### Work instructions
Filter the data for lines with the word "this", then copy every line so identified.
|---|
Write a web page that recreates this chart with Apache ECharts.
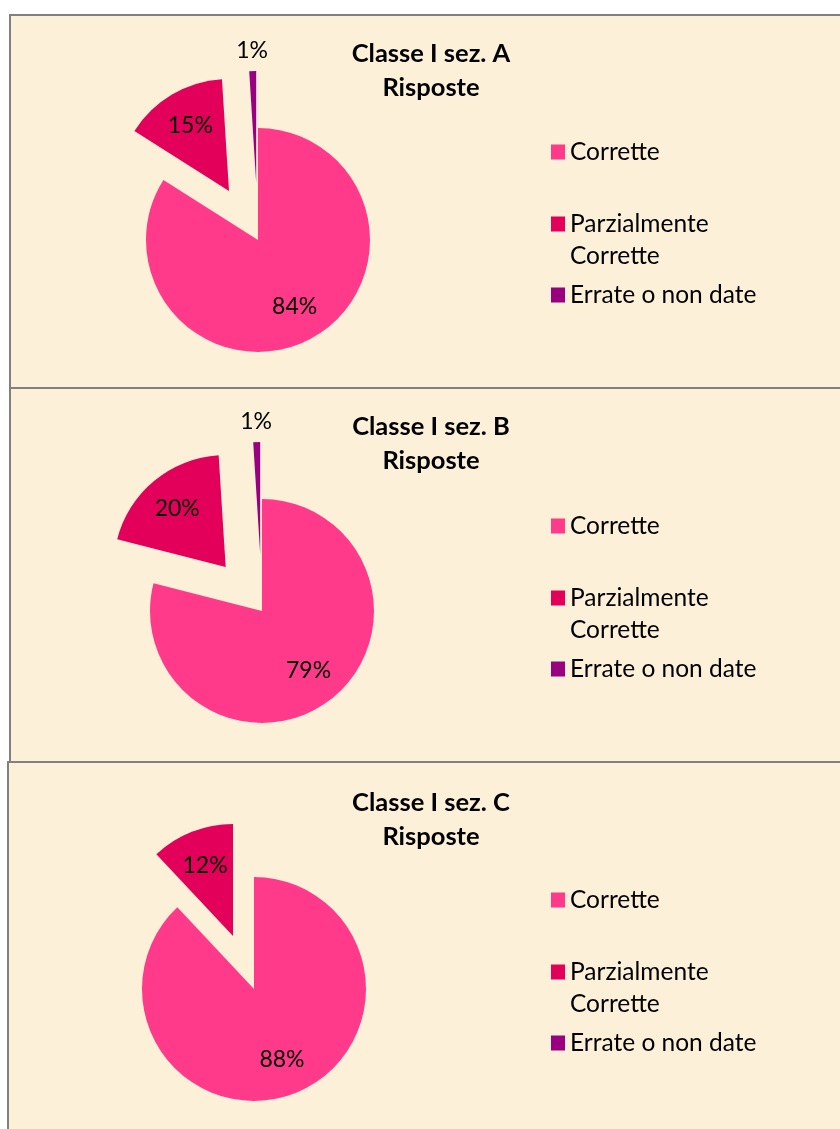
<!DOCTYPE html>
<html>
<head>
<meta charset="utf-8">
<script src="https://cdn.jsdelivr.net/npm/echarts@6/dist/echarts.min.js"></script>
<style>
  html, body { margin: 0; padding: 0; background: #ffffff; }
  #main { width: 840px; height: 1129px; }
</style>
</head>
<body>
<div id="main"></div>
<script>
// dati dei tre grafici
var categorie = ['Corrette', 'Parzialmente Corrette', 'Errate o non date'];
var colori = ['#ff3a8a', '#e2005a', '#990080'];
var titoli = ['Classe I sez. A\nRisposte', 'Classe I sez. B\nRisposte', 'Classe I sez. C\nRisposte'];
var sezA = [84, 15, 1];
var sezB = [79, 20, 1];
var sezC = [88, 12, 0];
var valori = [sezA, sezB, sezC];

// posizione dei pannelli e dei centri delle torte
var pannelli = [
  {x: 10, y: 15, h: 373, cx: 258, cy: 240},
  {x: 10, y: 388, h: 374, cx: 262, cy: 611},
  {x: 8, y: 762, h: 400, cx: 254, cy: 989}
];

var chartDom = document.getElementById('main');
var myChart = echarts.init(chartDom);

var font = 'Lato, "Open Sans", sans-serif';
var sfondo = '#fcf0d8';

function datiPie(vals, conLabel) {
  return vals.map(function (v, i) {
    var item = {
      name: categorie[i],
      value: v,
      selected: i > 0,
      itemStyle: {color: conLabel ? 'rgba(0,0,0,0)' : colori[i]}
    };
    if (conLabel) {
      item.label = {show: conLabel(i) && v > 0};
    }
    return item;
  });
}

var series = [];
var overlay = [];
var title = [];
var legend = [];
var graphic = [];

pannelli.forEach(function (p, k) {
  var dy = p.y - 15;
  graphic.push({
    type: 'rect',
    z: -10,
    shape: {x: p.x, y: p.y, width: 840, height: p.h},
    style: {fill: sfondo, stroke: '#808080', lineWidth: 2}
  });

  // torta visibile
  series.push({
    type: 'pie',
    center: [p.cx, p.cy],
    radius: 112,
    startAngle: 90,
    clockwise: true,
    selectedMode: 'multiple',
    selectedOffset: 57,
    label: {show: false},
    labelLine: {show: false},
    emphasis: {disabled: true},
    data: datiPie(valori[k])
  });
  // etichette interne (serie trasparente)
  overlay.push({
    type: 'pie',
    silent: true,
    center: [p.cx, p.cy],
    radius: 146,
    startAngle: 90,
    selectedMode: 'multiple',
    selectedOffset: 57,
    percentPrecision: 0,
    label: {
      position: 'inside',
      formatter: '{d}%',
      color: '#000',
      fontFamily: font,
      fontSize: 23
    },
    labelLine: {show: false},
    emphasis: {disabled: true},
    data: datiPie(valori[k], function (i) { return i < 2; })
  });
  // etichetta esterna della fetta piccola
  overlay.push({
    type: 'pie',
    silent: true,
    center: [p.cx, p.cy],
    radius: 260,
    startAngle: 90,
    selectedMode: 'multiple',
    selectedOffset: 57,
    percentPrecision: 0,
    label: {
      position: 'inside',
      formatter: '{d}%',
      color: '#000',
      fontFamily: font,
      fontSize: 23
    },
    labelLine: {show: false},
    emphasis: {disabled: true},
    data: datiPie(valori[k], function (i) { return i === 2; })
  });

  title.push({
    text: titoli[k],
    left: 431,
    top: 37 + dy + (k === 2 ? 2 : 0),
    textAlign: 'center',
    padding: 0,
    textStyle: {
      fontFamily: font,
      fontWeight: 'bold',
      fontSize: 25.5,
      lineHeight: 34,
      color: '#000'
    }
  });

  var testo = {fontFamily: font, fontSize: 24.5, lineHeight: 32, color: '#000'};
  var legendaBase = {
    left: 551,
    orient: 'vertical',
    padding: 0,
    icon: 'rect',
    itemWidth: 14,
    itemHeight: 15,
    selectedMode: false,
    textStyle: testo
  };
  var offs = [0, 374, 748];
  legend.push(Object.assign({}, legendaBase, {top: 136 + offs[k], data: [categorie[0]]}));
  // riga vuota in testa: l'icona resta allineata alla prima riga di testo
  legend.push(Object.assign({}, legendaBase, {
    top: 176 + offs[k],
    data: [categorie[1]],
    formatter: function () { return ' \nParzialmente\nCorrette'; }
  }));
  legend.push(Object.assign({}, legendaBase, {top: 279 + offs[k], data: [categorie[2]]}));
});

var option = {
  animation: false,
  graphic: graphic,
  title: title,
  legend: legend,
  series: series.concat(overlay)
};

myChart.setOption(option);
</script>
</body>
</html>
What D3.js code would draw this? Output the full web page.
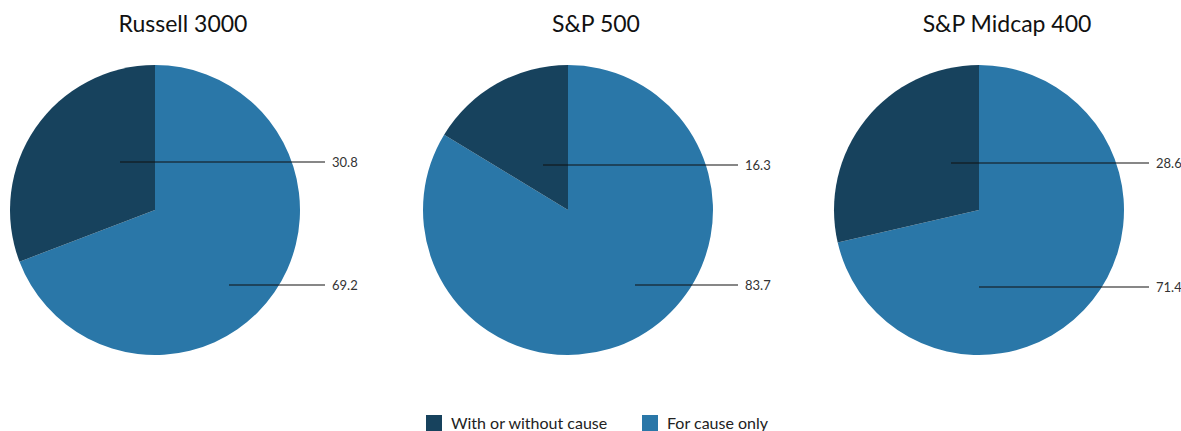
|---|
### Solution
Write a web page that recreates this chart with Apache ECharts.
What D3.js code would draw this? Output the full web page.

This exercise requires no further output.